Many materials that form under extreme pressures cannot retain their structures when brought to ambient conditions, which is what makes this discovery so exciting. Davemaoite, which was discovered encased inside a super-deep diamond, is only the second high-pressure mantle silicate ever seen on Earth’s surface. The other, named after Nobel laureate Percy Bridgman, was found inside a meteorite.

“The two form an exclusive club as the only lower-mantle silicate minerals confirmed in nature.” Fei said.

An illustration of the two pathways for obtaining high-pressure materials in nature—from mantle rocks that rise from the deep interior and as the result of meteorites crashing to Earth at breakneck speeds. Image is courtesy of Yingwei Fei.

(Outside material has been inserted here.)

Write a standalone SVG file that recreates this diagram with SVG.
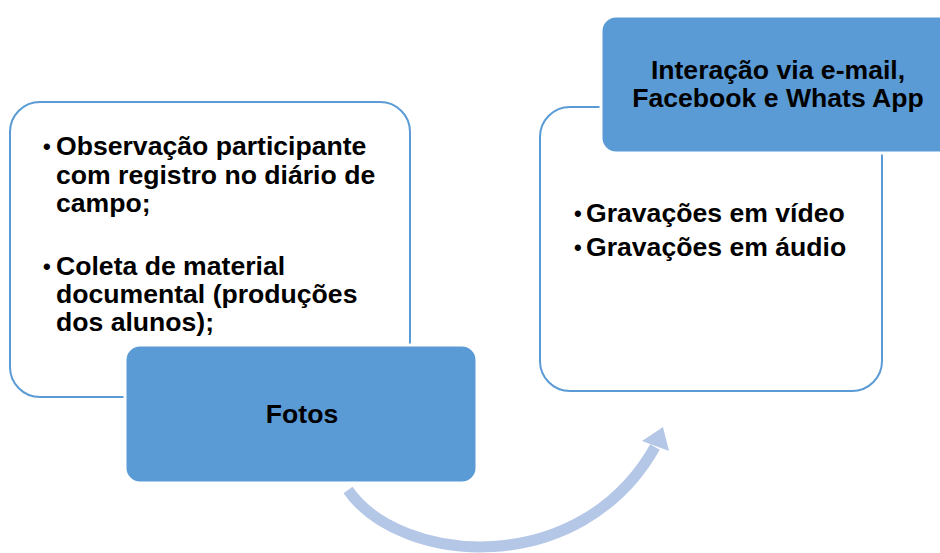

Together davemaoite and bridgmanite represent two distinct pathways for obtaining high-pressure materials in nature—from mantle rocks that rise from the deep interior and as the result of meteorites violently crashing to Earth at breakneck speeds. Laboratory scientists at Carnegie’s Earth and Planets Laboratory recreate both deep mantle conditions and the shock compression of a meteorite strike using a variety of research techniques that involve presses, anvils, and lasers.

The International Mineralogical Association’s Commission of New Minerals, Nomenclature, and Classification approved the davemaoite name. Minerals can only be properly named after their discovery in nature—even long-theorized or laboratory produced materials More than 50 minerals have been named in honor of Carnegie scientists, including hazenite, found in California’s Mono Lake, after current faculty member Robert Hazen. Earlier this year, a mineral found in a meteorite that originated on Mars was named feiite in honor of Fei.

“The discovery of davemaoite inspires hope for finding other difficult high-pressure mineral phases in nature,” Fei said. “Being able to obtain more direct samples from the inaccessible lower mantle would fill in our knowledge gap regarding the chemical composition and variability of our planet’s depths.”